Background & aims: Protein content of a meal is hypothesized to drive DIT dose-dependently. However, no single meal study exists comparing two different doses of protein on DIT. In addition, the source of protein, particularly whey protein, was shown to have a higher DIT than casein and soy in the acute setting, however the mechanism behind this difference is not yet clear. The aim of the present work is therefore to evaluate the efficacy of two different doses and types of protein (whey protein and casein) on DIT in overweight adults.
Methods: Randomized, double blind crossover including seventeen overweight men and women assigned to four isocaloric study treatments where protein and carbohydrate were exchanged: control, 30 g of whey protein microgels (WPM30), 50 g WPM (WPM50) or 50 g micellar casein (MC50). Energy expenditure was measured by indirect calorimetry. Blood, breath and urine samples were collected in order to measure substrate oxidation, amino acid profile, glucose and insulin, protein turnover and other metabolic parameters.
Results: DIT was 6.7 ± 3.7%, 13.0 ± 5.0%, 18.0 ± 5.0% and 16.0 ± 5.0% for control, WPM30, WPM50 and MC50, respectively. There was a significant difference between WPM50 and WPM30 (p < 0.005) and a trend was observed between WPM50 and MC50 (p = 0.06). WPM50 resulted in the highest total, essential, and branched-chain plasma amino acid concentrations when compared with the other study treatments (p < 0.005) and a higher insulin concentration than MC50 (p < 0.005). Protein oxidation was higher for WPM50 than MC50. Protein turnover was significantly correlated with DIT through total leucine oxidation (r = 0.52, p = 0.005).
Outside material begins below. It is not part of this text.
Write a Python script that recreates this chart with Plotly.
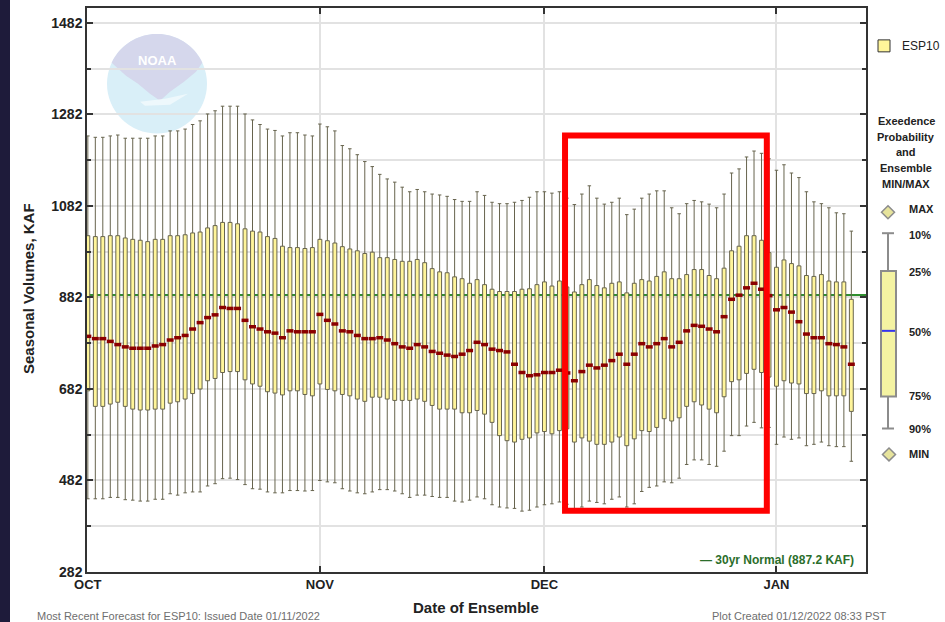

Conclusions: Our findings show that DIT does increase at a dose beyond 30 g of WPM and that the type of dairy protein may have an effect on DIT with WPM tending towards a higher DIT than casein. Although further research is required to understand the mechanism behind the effect of different protein sources on thermogenesis, we suggest that amongst the components of protein turnover, protein oxidation may be an important driver of thermogenesis at doses higher than 30 g. These results have concrete implications when choosing a dose of protein to optimize its thermogenic effect.
Clinical trial registry number: NCT02303080 www.clinicaltrials.gov.
Keywords: Casein; Diet induced thermogenesis; Overweight; Protein; Protein turnover; Whey.